Aviva Investors, the asset management arm of UK insurer Aviva, has written a £236 million (€259 million) loan to finance the acquisition of a portfolio of student accommodation assets in the UK.
The 10-year fixed-rate loan was provided to an undisclosed global institutional investor to fund a £600 million student housing portfolio. The facility has a conservative loan-to-value of 41 percent. The portfolio includes approximately 3,200 student beds across eight properties in key regional cities across the UK, such as Manchester, Glasgow and Birmingham.
The deal, understood to be one of the largest acquisition financings in the UK real estate finance market this year, comes at a time of decreasing commercial real estate investment volumes in the UK, down by 23 percent to £12 billion year-on-year, according to consultancy firm Cushman & Wakefield.

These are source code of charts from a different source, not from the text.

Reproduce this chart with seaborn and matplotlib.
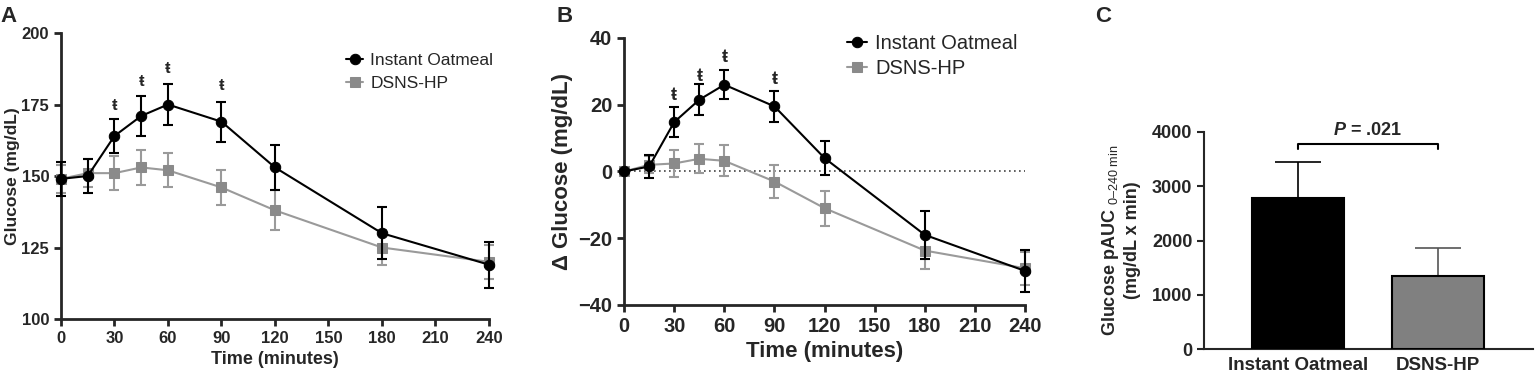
import numpy as np
import pandas as pd
import matplotlib
matplotlib.use("Agg")
import matplotlib.pyplot as plt
import seaborn as sns

sns.set_style("ticks")
plt.rcParams["font.family"] = ["Liberation Sans", "DejaVu Sans"]
plt.rcParams["mathtext.fontset"] = "custom"
plt.rcParams["mathtext.rm"] = "Liberation Sans"
plt.rcParams["mathtext.it"] = "Liberation Sans:italic:bold"

# Datos
time_min = [0, 15, 30, 45, 60, 90, 120, 180, 240]
time_ticks = [0, 30, 60, 90, 120, 150, 180, 210, 240]

oat_glucose = [149, 150, 164, 171, 175, 169, 153, 130, 119]
oat_glucose_se = [6, 6, 6, 7, 7, 7, 8, 9, 8]
dsns_glucose = [149, 151, 151, 153, 152, 146, 138, 125, 120]
dsns_glucose_se = [5, 5, 6, 6, 6, 6, 7, 6, 6]

oat_delta = [0, 1.5, 14.8, 21.5, 26, 19.5, 4, -19, -29.8]
oat_delta_se = [0, 3.5, 4.5, 4.7, 4.3, 4.7, 5.1, 7.1, 6.3]
dsns_delta = [0, 2, 2.4, 3.8, 3.2, -3, -11, -23.7, -29]
dsns_delta_se = [0, 2.5, 4, 4.4, 4.7, 4.8, 5.3, 5.5, 5]

sig_times = [30, 45, 60, 90]
sig_y_a = [174.5, 183, 187.5, 181.5]
sig_y_b = [22.8, 28.5, 34.3, 27.5]

groups = ["Instant Oatmeal", "DSNS-HP"]
pauc = [2780, 1350]
pauc_se = [675, 505]
p_text = "= .021"

BLACK = "#000000"
GREY_LINE = "#9a9a9a"
GREY_MARK = "#8a8a8a"
GREY_BAR = "#808080"

fig = plt.figure(figsize=(15.36, 3.75), dpi=100)
ax_a = fig.add_axes([0.0397, 0.1493, 0.2786, 0.7627])
ax_b = fig.add_axes([0.4063, 0.1867, 0.2611, 0.712])
ax_c = fig.add_axes([0.7839, 0.0693, 0.2142, 0.5787])


def curve_panel(ax, oat, oat_se, dsns, dsns_se, fs_tick, fs_lab):
    df = pd.DataFrame({"t": time_min, "oat": oat, "dsns": dsns})
    ax.errorbar(time_min, dsns, yerr=dsns_se, fmt="none", ecolor=GREY_LINE,
                elinewidth=1.5, capsize=3.5, capthick=1.5, clip_on=False, zorder=2)
    sns.lineplot(data=df, x="t", y="dsns", ax=ax, color=GREY_LINE, lw=1.5,
                 marker="s", markersize=6.5, markerfacecolor=GREY_MARK,
                 markeredgecolor=GREY_MARK, label="DSNS-HP", clip_on=False, zorder=3)
    ax.errorbar(time_min, oat, yerr=oat_se, fmt="none", ecolor=BLACK,
                elinewidth=1.5, capsize=3.5, capthick=1.5, clip_on=False, zorder=4)
    sns.lineplot(data=df, x="t", y="oat", ax=ax, color=BLACK, lw=1.5,
                 marker="o", markersize=7.5, markerfacecolor=BLACK,
                 markeredgecolor=BLACK, label="Instant Oatmeal", clip_on=False, zorder=5)
    ax.set_xlim(0, 240)
    ax.set_xticks(time_ticks)
    ax.set_xlabel("Time (minutes)", fontsize=fs_lab, fontweight="bold")
    for s in ["top", "right"]:
        ax.spines[s].set_visible(False)
    for s in ["left", "bottom"]:
        ax.spines[s].set_linewidth(2)
    ax.tick_params(width=2, length=5, labelsize=fs_tick)
    h, l = ax.get_legend_handles_labels()
    return h, l


h, l = curve_panel(ax_a, oat_glucose, oat_glucose_se, dsns_glucose, dsns_glucose_se, 12, 13)
ax_a.set_ylim(100, 200)
ax_a.set_yticks([100, 125, 150, 175, 200])
ax_a.set_ylabel("Glucose (mg/dL)", fontsize=12.5, fontweight="bold", labelpad=1)
ax_a.legend([h[1], h[0]], [l[1], l[0]], loc="upper left", bbox_to_anchor=(0.65, 0.955),
            frameon=False, fontsize=12.5, handlelength=1.0, handletextpad=0.4,
            labelspacing=0.45, borderaxespad=0)
for t, y in zip(sig_times, sig_y_a):
    ax_a.text(t, y, "ŧ", ha="center", va="center", fontsize=12, fontweight="bold")

h, l = curve_panel(ax_b, oat_delta, oat_delta_se, dsns_delta, dsns_delta_se, 14.5, 16)
ax_b.axhline(0, color="#444444", lw=1.2, ls=(0, (1, 2)), zorder=1)
ax_b.set_ylim(-40, 40)
ax_b.set_yticks([-40, -20, 0, 20, 40])
ax_b.set_ylabel("Δ Glucose (mg/dL)", fontsize=16, fontweight="bold", labelpad=4)
ax_b.legend([h[1], h[0]], [l[1], l[0]], loc="upper left", bbox_to_anchor=(0.535, 1.045),
            frameon=False, fontsize=14.5, handlelength=1.0, handletextpad=0.4,
            labelspacing=0.3, borderaxespad=0)
for t, y in zip(sig_times, sig_y_b):
    ax_b.text(t, y, "ŧ", ha="center", va="center", fontsize=13, fontweight="bold")

for ax in [ax_a, ax_b]:
    for lbl in ax.get_xticklabels() + ax.get_yticklabels():
        lbl.set_fontweight("bold")

# Panel C
dfc = pd.DataFrame({"group": groups, "pauc": pauc})
sns.barplot(data=dfc, x="group", y="pauc", ax=ax_c, hue="group",
            palette=[BLACK, GREY_BAR], width=0.66, edgecolor=BLACK, linewidth=1.5,
            legend=False, zorder=3)
ax_c.errorbar([0], [pauc[0]], yerr=[[0], [pauc_se[0]]], fmt="none", ecolor=BLACK,
              elinewidth=1.2, capsize=16.5, capthick=1.2, zorder=2)
ax_c.errorbar([1], [pauc[1]], yerr=[[0], [pauc_se[1]]], fmt="none", ecolor="#555555",
              elinewidth=1.2, capsize=16.5, capthick=1.2, zorder=2)
ax_c.set_xlim(-0.67, 1.68)
ax_c.set_ylim(0, 4000)
ax_c.set_yticks([0, 1000, 2000, 3000, 4000])
ax_c.set_xlabel("")
ax_c.set_ylabel("Glucose pAUC $_{\\mathrm{0\u2013240\\ min}}$\n(mg/dL x min)",
                fontsize=13, fontweight="bold", labelpad=8)
for s in ["top", "right"]:
    ax_c.spines[s].set_visible(False)
for s in ["left", "bottom"]:
    ax_c.spines[s].set_linewidth(1.5)
ax_c.tick_params(axis="y", width=1.5, length=5, labelsize=13)
ax_c.tick_params(axis="x", length=0, labelsize=13.5, pad=6)
for lbl in ax_c.get_xticklabels() + ax_c.get_yticklabels():
    lbl.set_fontweight("bold")
ax_c.plot([0, 0, 1, 1], [3690, 3780, 3780, 3690], color=BLACK, lw=1.5, clip_on=False)
ax_c.text(0.5, 3880, "$\\it{P}$ " + p_text, ha="center", va="bottom", fontsize=13,
          fontweight="bold")

fig.text(0.0, 0.985, "A", fontsize=16, fontweight="bold", va="top")
fig.text(0.362, 0.985, "B", fontsize=16, fontweight="bold", va="top")
fig.text(0.713, 0.985, "C", fontsize=16, fontweight="bold", va="top")

fig.savefig("out.png", dpi=100)
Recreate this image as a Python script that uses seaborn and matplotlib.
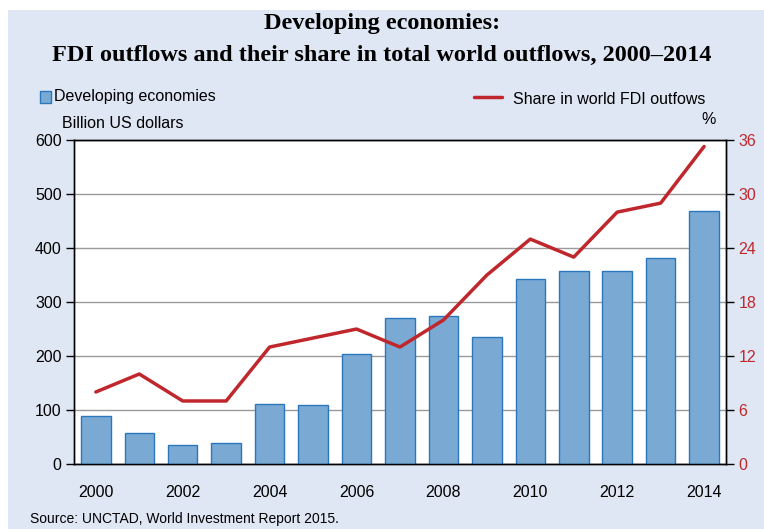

A slowing UK economy and a fast-approaching Brexit deadline has made investors with a heavy exposure to the market more cautious, Cushman & Wakefield said. Meanwhile, alternative property types, such as student accommodation or hotels, now account for 37 percent of year-to-date investment volumes into UK commercial real estate, making it the most active sector in the market.
“Alternative assets that carry an operational requirement can often possess a high level of resilience and defensive qualities in uncertain markets. Student accommodation is a good example,” Gregor Bamert, Aviva Investors’ head of real estate finance, told Real Estate Capital.
Bamert explained that multiple-occupancy accommodation found in assets such as purpose-built student accommodation allows risk to be spread further across multiple tenants. This could compare favourably to a traditional property let to a single tenant. “If that tenant struggles – or is perceived to struggle – the value of the underlying property can materially change,” Bamert said. “Assets such as those found in the student accommodation sector can be a great diversifier.”